Quand le rêve dominicain tourne au cauchemar

Pour échapper à la misère, nombreux sont les haïtiens qui décident de tenter leur chance de l’autre côté de l’île, en République Dominicaine. Une aubaine pour les agriculteurs à la recherche de main d’œuvre bon marché, un enfer pour les travailleurs.

Par melanie.mangold Publié le 8 juin 2012 à 0 h 55

Pour échapper à la misère, nombreux sont les Haïtiens qui décident de tenter leur chance de l’autre côté de l’île, en République Dominicaine. Une aubaine pour les agriculteurs à la recherche de main d’œuvre bon marché, un enfer pour les travailleurs.

Des centaines de milliers d'Haïtiens viennent en République Dominicaine pour y travailler. © puroticorico

Parti un beau matin « pour chercher du travail », Jean Hercivil, 25 ans, est arrivé en République Dominicaine avec pour seuls effets personnels les habits qu’il portait sur lui.

Enfin, pas tous ses effets personnels :

« En arrivant à Dajabón (ville située à la frontière) les gardes m’ont pris mon argent et jusqu’à mes baskets ».

Comme Jean, des centaines de milliers d’Haïtiens sont venus travailler en territoire dominicain au cours des dernières décennies, avec l’espoir d’améliorer leur quotidien et celui de leurs proches. Comme lui, ils ont vite déchanté:

« Je suis venu pour travailler, pour trouver de l’argent pour aider ma famille. Je nettoie des canaux d’irrigation pour l’agriculture, mais je voudrais retourner en Haïti à la fin de l’année pour être libre à nouveau. Ici, je ne suis pas libre de circuler, je dois échapper aux coups de filet ».

Aujourd’hui, Jean Hercivil vit dans un hameau rural situé à une heure de la frontière, dans une maison sans toit, au sol de terre, qu’il partage avec onze personnes. Pour cela, il paie un loyer mensuel de 12 dollars.

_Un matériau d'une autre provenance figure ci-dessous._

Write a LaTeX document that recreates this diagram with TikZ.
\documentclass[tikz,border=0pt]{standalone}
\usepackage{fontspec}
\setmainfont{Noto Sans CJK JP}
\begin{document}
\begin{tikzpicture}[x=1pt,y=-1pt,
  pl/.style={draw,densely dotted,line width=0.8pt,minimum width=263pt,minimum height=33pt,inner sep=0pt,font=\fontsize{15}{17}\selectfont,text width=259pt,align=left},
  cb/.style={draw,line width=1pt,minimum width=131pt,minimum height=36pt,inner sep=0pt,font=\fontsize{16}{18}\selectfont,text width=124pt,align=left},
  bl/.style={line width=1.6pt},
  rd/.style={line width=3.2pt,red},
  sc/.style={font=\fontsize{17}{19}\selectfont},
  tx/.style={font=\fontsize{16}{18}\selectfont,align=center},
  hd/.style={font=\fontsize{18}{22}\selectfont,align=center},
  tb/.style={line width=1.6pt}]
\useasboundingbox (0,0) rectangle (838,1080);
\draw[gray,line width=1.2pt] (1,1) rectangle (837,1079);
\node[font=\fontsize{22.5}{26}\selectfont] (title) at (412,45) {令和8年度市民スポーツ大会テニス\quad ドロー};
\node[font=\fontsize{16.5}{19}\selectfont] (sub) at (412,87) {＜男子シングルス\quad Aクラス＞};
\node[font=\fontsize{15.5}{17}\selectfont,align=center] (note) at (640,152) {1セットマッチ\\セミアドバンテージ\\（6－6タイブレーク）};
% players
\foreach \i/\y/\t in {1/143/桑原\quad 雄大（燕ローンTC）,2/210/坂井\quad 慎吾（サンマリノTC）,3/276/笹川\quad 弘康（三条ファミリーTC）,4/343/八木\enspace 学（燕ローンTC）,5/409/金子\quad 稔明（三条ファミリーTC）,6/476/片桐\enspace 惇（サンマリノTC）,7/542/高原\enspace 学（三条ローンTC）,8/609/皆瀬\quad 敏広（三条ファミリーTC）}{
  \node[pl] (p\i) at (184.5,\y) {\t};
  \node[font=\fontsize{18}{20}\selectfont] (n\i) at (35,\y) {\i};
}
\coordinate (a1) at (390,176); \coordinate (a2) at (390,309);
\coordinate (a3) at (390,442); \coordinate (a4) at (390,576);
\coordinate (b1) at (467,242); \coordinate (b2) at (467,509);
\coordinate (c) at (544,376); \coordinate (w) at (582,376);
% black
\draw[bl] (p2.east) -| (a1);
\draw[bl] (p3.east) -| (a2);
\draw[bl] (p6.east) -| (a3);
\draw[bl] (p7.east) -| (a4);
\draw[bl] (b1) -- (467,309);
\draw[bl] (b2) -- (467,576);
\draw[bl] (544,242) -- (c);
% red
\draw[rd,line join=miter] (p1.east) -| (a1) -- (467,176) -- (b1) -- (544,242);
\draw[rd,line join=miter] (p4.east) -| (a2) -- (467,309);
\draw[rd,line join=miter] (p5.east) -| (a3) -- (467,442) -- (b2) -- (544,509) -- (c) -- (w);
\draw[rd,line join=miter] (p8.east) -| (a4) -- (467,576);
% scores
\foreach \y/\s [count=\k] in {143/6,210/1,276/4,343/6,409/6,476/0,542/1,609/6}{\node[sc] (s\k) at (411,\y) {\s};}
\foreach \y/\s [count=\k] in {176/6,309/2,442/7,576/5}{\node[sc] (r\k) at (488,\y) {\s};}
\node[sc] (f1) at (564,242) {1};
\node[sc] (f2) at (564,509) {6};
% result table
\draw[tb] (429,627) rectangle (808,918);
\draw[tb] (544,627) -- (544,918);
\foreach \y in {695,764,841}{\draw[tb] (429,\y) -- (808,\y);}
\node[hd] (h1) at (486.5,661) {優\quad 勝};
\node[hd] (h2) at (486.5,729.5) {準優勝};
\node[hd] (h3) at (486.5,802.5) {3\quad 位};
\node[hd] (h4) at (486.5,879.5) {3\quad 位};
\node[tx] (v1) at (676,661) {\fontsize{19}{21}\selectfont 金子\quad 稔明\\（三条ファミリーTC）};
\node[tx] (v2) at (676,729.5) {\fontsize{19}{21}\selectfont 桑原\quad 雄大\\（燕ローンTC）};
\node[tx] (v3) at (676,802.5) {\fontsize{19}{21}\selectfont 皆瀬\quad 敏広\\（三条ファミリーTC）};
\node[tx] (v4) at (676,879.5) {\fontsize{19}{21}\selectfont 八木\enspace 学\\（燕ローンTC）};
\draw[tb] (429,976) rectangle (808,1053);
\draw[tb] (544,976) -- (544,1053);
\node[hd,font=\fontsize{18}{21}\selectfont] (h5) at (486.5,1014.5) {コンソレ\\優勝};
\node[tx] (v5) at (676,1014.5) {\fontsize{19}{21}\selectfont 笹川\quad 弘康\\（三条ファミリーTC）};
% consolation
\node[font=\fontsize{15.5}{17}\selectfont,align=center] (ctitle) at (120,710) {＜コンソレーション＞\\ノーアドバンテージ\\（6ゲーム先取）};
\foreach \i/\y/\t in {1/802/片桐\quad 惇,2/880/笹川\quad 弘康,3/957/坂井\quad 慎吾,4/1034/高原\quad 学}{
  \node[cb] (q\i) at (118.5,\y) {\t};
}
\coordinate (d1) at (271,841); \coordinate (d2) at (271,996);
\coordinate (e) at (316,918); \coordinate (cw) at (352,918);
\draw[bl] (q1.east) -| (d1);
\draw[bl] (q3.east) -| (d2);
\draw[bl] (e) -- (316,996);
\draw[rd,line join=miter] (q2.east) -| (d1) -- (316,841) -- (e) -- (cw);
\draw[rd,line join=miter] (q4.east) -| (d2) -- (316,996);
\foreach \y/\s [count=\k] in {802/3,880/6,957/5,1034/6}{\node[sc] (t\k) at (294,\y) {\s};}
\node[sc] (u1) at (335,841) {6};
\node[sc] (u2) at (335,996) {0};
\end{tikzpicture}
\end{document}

Cinq mois à peine après son arrivée, le jeune migrant décrit avec amertume l’accueil qui lui a été réservé:

« Les Dominicains maltraitent les Haïtiens ».

La situation de ces travailleurs clandestins, dont le nombre est estimé à près d’un million, ne semble guère intéresser les classes dirigeantes, explique Regino Martínez, un prêtre dominicain:

« Il n’existe aucun cadre juridique frontalier pour réglementer la migration, ni en Haïti, ni ici. Tout ce qui se fait est illégal, et le contrôle est répressif, corrompu et individualisé ».

Également directeur de l’ONG Solidaridad Fronteriza, Regino Martínez s’indigne de l’attitude de son pays envers les Haïtiens:

« Le gouvernement contrôle l’invasion pacifique haïtienne, comme il l’appelle, par des expulsions massives. Les militaires et les autorités migratoires emprisonnent les migrants, les renvoient en Haïti par le pont, et eux ils reviennent par la colline car ces mêmes gardes les laissent entrer ».

Cette corruption, personne n’en parle et surtout pas les hommes politiques. Parmi les candidats à l’élection présidentielle récemment remportée par Danilo Medina, issu du parti libéral au pouvoir, aucune voix ne s’est élevée pour soulever le problème de l’immigration clandestine.

Pour Regino Martínez, l’explication est toute simple:

« S’ils l’avaient fait, ils auraient perdu beaucoup de votes ».

Selon lui, les Dominicains sont nombreux à considérer qu’il est bon de maintenir une relation « utilitaire » avec les Haïtiens, pour finalement se « débarrasser d’eux lorsqu’ils n’en ont plus besoin ».